6. Make being sold out a branding moment – When you run out of stock, position your eCommerce brand as an exclusive company where the stock is limited. Doing so builds more scarcity into your business model, which triggers psychological buying motivation. As for communicating with customers, alert them that you’ll fulfill their order the moment inventory comes in. Another tactic is to offer discounts or coupons to apologize for the inconvenience of being out of stock.
7. Speed up post-sales customer support – Whether you personally field customer questions and complaints, or whether you have the assistance of technology, you can anticipate their needs in the event of inventory problems. Build out a folder with customer service based resources. Set aside a few hours to write email templates, emergency website copy, phone scripts, even evergreen advertising images and messaging to be used as placeholders in the event of inventory nightmares.
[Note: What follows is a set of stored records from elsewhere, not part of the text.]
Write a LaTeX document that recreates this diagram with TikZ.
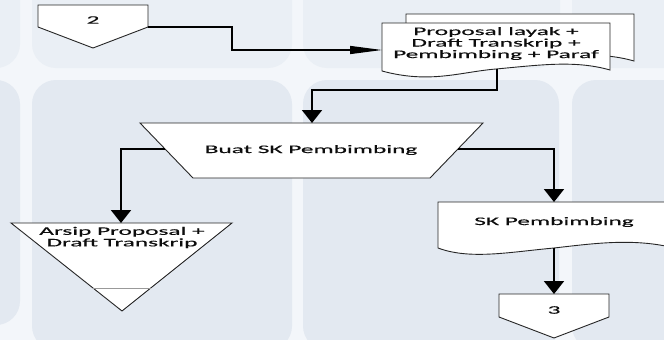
\documentclass[tikz,border=0pt]{standalone}
\usepackage{fontspec}
\setmainfont{Carlito}[UprightFeatures={FakeBold=0.25}]
\usepackage{graphicx}
\usetikzlibrary{arrows.meta}
\newcommand{\sx}[1]{\scalebox{2.2}[1]{#1}}
\definecolor{bandcol}{HTML}{F3F6FA}
\definecolor{paneltop}{HTML}{EAEFF5}
\definecolor{panelbot}{HTML}{E3E9F1}
\begin{document}
\begin{tikzpicture}[x=1pt,y=-1pt,
  shapebox/.style={draw=black!85, line width=0.9pt, fill=white, line join=miter},
  txt/.style={font=\fontsize{11.5}{11.5}\selectfont, text=black!95, inner sep=0pt, align=center},
  flow/.style={draw=black, line width=2pt, -{Triangle[length=13pt,width=20pt]}},
  flowthin/.style={draw=black, line width=1.3pt, -{Triangle[length=32pt,width=8pt]}},
  ptop/.style={fill=paneltop, rounded corners=24pt},
  pbot/.style={fill=panelbot, rounded corners=24pt}]
\useasboundingbox (0,0) rectangle (664,340);
% background
\fill[bandcol] (0,0) rectangle (664,340);
\fill[ptop] (-60,-40) rectangle (20,68);
\fill[ptop] (32,-40) rectangle (292,68);
\fill[ptop] (303,-40) rectangle (560,68);
\fill[ptop] (572,-40) rectangle (720,68);
\fill[pbot] (-60,80) rectangle (20,325);
\fill[pbot] (32,80) rectangle (292,350);
\fill[pbot] (303,80) rectangle (559,350);
\fill[pbot] (572,80) rectangle (720,350);

% off-page connector 2
\draw[shapebox] (38,5) -- (148,5) -- (148,27) -- (93,48) -- (38,27) -- cycle;
\node[txt] (c2) at (93,20) {\sx{2}};
\coordinate (c2out) at (148,27);

% multi-document
\begin{scope}[shift={(24,-9)}]
\draw[shapebox] (382,71) -- (382,23) -- (610,23) -- (610,70)
  .. controls (575,60) and (540,65) .. (496,69)
  .. controls (460,72) and (430,84) .. (382,71) -- cycle;
\end{scope}
\draw[shapebox] (382,71) -- (382,23) -- (610,23) -- (610,70)
  .. controls (575,60) and (540,65) .. (496,69)
  .. controls (460,72) and (430,84) .. (382,71) -- cycle;
\node[txt] (doc) at (496,43.5) {\sx{Proposal layak +}\\\sx{Draft Transkrip +}\\\sx{Pembimbing + Paraf}};
\coordinate (docin) at (382,50);
\coordinate (docout) at (497,69);
\coordinate (bend1) at (232,50);

% manual operation
\draw[shapebox] (140,123) -- (483,123) -- (430,178) -- (193,178) -- cycle;
\node[txt] (trap) at (311,150) {\sx{Buat SK Pembimbing}};
\coordinate (trapin) at (312,123);
\coordinate (trapL) at (165,149);
\coordinate (trapR) at (458,149);

% archive triangle
\draw[shapebox] (11,223) -- (232,223) -- (122,311) -- cycle;
\draw[black!40, line width=1pt] (93,288) -- (151,288);
\node[txt] (arsip) at (122,237.5) {\sx{Arsip Proposal +}\\\sx{Draft Transkrip}};
\coordinate (triin) at (121,223);

% SK document
\draw[shapebox] (670,247) -- (670,202) -- (438,202) -- (438,248)
  .. controls (470,260) and (510,252) .. (554,248)
  .. controls (590,244) and (630,238) .. (670,247) -- cycle;
\node[txt] (sk) at (554,222) {\sx{SK Pembimbing}};
\coordinate (skin) at (554,202);
\coordinate (skout) at (554,248);

% off-page connector 3
\draw[shapebox] (499,294) -- (609,294) -- (609,317) -- (554,338) -- (499,317) -- cycle;
\node[txt] (c3) at (554,310) {\sx{3}};
\coordinate (c3in) at (554,294);

% connectors
\draw[flowthin] (c2out) -| (bend1) -- (docin);
\draw[flow] (docout) -- ++(0,21) -| (trapin);
\draw[flow] (trapL) -| (triin);
\draw[flow] (trapR) -| (skin);
\draw[flow] (skout) -- (c3in);
\end{tikzpicture}
\end{document}
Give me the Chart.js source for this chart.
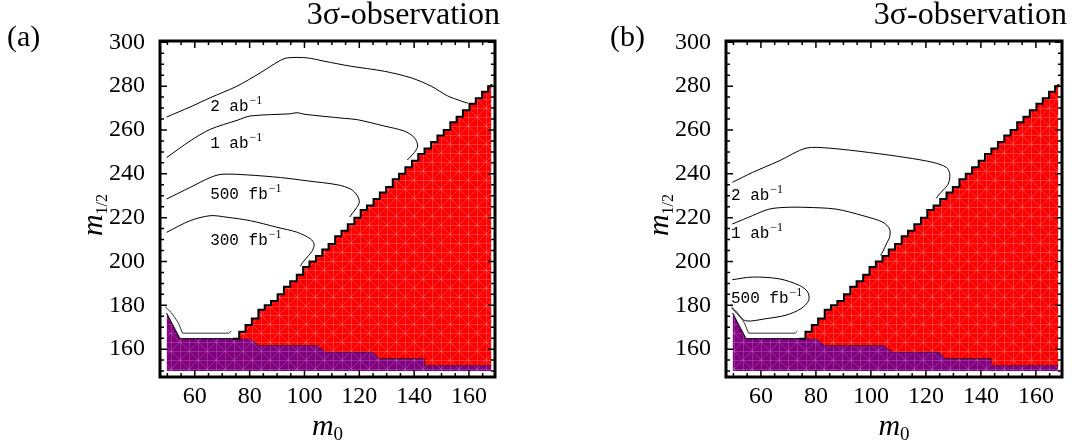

8. Choose vendors wisely – Always work with partners who are equipped to handle your growth. If you choose vendors that can only support you at the size you are now, or in the countries, you currently operate in, you’ll stifle yourself in the long run. For every part of your eCommerce business, from the core site to the payments platform you select, make sure that their thinking is as global, and as ambitious, as you are.
9. Shipping offers – Prioritize shipping offers based on your fulfillment status. You can go for flat free shipping or free shipping after ordering a certain value. However, if you are going for a worldwide shipping strategy, you must ensure shipping rates in different countries. Plan your strategy based on that.
Phase 5 – Growth Hacking
1. Leverage customer reviews and testimonials – According to a research, 69% of online shoppers want more reviews from e-commerce sites. If you make it a priority of adding those to your site, you can easily start generating early sales from happy customers.
2. Invest in brand advocates – Once you have quite a few happy customers, recruit them.
Nielsen reports that people are 4 times more likely to buy when referred by a friend. Launching a formal referral program helps you leverage this effect.
3. Reporting – Data plays a big role in the decision-making process for product expansions or reductions. It offers insights on which product is selling or not. You’ll need to can track purchases, run rates, measure accounts, and financial data in a way that provides a clear insight into the future of your business.
To scale, you need to identify which 20% of the things you’re doing and selling are producing the most of your revenue – and start letting go of time-consuming, space-filling things that don’t. It could be the way you’re promoting your products on social media that generates maximum results or a giveaway you did three months back that’s still bringing in new users. Identifying what’s working for your store and stick to that activity along with new A/B tests on the way.
As you scale your e-commerce company, challenges are inevitable. By planning for the following common issues from day one, you can mitigate their potential impact on your business. These could be the need for hiring a team or a sudden sales plateau you face in the middle of your sales funnel. Scaling your eCommerce store is a long-term process where data and feedback is king. Keep going.